## GOAL
With the pictures left out, copy the listing below exactly.

## RAW DATA

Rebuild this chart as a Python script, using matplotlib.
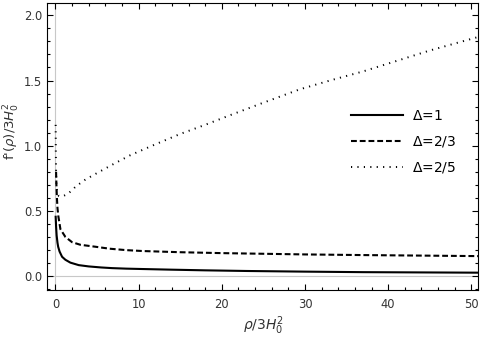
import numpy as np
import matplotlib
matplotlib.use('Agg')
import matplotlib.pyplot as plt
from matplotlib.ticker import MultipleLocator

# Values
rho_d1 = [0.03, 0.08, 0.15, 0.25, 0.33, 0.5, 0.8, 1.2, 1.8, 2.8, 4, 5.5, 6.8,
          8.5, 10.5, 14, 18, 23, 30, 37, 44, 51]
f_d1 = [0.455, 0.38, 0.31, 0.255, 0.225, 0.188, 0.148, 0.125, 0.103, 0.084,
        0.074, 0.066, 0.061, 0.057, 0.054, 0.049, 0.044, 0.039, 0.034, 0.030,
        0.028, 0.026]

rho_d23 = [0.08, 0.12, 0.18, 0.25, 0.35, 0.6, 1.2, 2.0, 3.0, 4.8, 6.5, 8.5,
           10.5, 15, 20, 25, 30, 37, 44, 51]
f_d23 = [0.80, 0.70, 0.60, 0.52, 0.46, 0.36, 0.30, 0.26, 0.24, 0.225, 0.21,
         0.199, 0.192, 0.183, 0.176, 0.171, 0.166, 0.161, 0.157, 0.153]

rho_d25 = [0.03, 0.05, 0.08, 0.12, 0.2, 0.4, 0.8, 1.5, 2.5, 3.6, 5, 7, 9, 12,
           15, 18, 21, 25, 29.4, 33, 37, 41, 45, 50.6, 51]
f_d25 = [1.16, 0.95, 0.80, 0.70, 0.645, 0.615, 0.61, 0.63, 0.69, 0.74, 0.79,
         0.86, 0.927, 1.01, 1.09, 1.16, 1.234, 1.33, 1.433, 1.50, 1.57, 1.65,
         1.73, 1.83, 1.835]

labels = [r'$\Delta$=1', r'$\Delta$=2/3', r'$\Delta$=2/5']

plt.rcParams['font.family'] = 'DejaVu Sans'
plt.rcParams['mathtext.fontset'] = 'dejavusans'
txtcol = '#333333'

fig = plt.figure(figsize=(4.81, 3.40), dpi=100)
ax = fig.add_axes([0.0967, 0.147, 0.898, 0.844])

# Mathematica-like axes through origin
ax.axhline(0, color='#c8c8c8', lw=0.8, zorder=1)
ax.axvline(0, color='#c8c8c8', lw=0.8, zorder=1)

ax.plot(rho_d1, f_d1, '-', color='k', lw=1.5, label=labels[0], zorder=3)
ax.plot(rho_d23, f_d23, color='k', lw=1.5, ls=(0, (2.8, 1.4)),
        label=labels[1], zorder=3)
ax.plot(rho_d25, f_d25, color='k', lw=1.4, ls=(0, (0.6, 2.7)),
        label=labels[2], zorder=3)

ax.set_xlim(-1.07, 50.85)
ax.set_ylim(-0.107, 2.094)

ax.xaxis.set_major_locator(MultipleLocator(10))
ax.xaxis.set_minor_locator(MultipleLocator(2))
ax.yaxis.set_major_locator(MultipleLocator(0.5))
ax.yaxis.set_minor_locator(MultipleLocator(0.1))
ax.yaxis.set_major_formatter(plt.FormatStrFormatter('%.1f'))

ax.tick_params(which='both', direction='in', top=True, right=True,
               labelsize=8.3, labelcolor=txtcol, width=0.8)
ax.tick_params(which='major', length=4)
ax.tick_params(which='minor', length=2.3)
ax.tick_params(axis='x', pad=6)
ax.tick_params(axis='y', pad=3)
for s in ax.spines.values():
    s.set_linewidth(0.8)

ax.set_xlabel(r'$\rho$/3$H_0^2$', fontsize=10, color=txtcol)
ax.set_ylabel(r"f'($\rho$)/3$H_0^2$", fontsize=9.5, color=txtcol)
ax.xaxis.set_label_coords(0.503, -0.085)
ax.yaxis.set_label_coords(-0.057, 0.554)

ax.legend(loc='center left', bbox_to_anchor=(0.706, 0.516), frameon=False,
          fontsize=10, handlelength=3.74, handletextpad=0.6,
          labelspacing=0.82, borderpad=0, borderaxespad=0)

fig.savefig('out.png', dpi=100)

## ANSWER FOR THE TASK
Rebuild this chart as a Python script, using matplotlib.
import numpy as np
import matplotlib
matplotlib.use('Agg')
import matplotlib.pyplot as plt
from matplotlib.ticker import MultipleLocator

# Values
rho_d1 = [0.03, 0.08, 0.15, 0.25, 0.33, 0.5, 0.8, 1.2, 1.8, 2.8, 4, 5.5, 6.8,
          8.5, 10.5, 14, 18, 23, 30, 37, 44, 51]
f_d1 = [0.455, 0.38, 0.31, 0.255, 0.225, 0.188, 0.148, 0.125, 0.103, 0.084,
        0.074, 0.066, 0.061, 0.057, 0.054, 0.049, 0.044, 0.039, 0.034, 0.030,
        0.028, 0.026]

rho_d23 = [0.08, 0.12, 0.18, 0.25, 0.35, 0.6, 1.2, 2.0, 3.0, 4.8, 6.5, 8.5,
           10.5, 15, 20, 25, 30, 37, 44, 51]
f_d23 = [0.80, 0.70, 0.60, 0.52, 0.46, 0.36, 0.30, 0.26, 0.24, 0.225, 0.21,
         0.199, 0.192, 0.183, 0.176, 0.171, 0.166, 0.161, 0.157, 0.153]

rho_d25 = [0.03, 0.05, 0.08, 0.12, 0.2, 0.4, 0.8, 1.5, 2.5, 3.6, 5, 7, 9, 12,
           15, 18, 21, 25, 29.4, 33, 37, 41, 45, 50.6, 51]
f_d25 = [1.16, 0.95, 0.80, 0.70, 0.645, 0.615, 0.61, 0.63, 0.69, 0.74, 0.79,
         0.86, 0.927, 1.01, 1.09, 1.16, 1.234, 1.33, 1.433, 1.50, 1.57, 1.65,
         1.73, 1.83, 1.835]

labels = [r'$\Delta$=1', r'$\Delta$=2/3', r'$\Delta$=2/5']

plt.rcParams['font.family'] = 'DejaVu Sans'
plt.rcParams['mathtext.fontset'] = 'dejavusans'
txtcol = '#333333'

fig = plt.figure(figsize=(4.81, 3.40), dpi=100)
ax = fig.add_axes([0.0967, 0.147, 0.898, 0.844])

# Mathematica-like axes through origin
ax.axhline(0, color='#c8c8c8', lw=0.8, zorder=1)
ax.axvline(0, color='#c8c8c8', lw=0.8, zorder=1)

ax.plot(rho_d1, f_d1, '-', color='k', lw=1.5, label=labels[0], zorder=3)
ax.plot(rho_d23, f_d23, color='k', lw=1.5, ls=(0, (2.8, 1.4)),
        label=labels[1], zorder=3)
ax.plot(rho_d25, f_d25, color='k', lw=1.4, ls=(0, (0.6, 2.7)),
        label=labels[2], zorder=3)

ax.set_xlim(-1.07, 50.85)
ax.set_ylim(-0.107, 2.094)

ax.xaxis.set_major_locator(MultipleLocator(10))
ax.xaxis.set_minor_locator(MultipleLocator(2))
ax.yaxis.set_major_locator(MultipleLocator(0.5))
ax.yaxis.set_minor_locator(MultipleLocator(0.1))
ax.yaxis.set_major_formatter(plt.FormatStrFormatter('%.1f'))

ax.tick_params(which='both', direction='in', top=True, right=True,
               labelsize=8.3, labelcolor=txtcol, width=0.8)
ax.tick_params(which='major', length=4)
ax.tick_params(which='minor', length=2.3)
ax.tick_params(axis='x', pad=6)
ax.tick_params(axis='y', pad=3)
for s in ax.spines.values():
    s.set_linewidth(0.8)

ax.set_xlabel(r'$\rho$/3$H_0^2$', fontsize=10, color=txtcol)
ax.set_ylabel(r"f'($\rho$)/3$H_0^2$", fontsize=9.5, color=txtcol)
ax.xaxis.set_label_coords(0.503, -0.085)
ax.yaxis.set_label_coords(-0.057, 0.554)

ax.legend(loc='center left', bbox_to_anchor=(0.706, 0.516), frameon=False,
          fontsize=10, handlelength=3.74, handletextpad=0.6,
          labelspacing=0.82, borderpad=0, borderaxespad=0)

fig.savefig('out.png', dpi=100)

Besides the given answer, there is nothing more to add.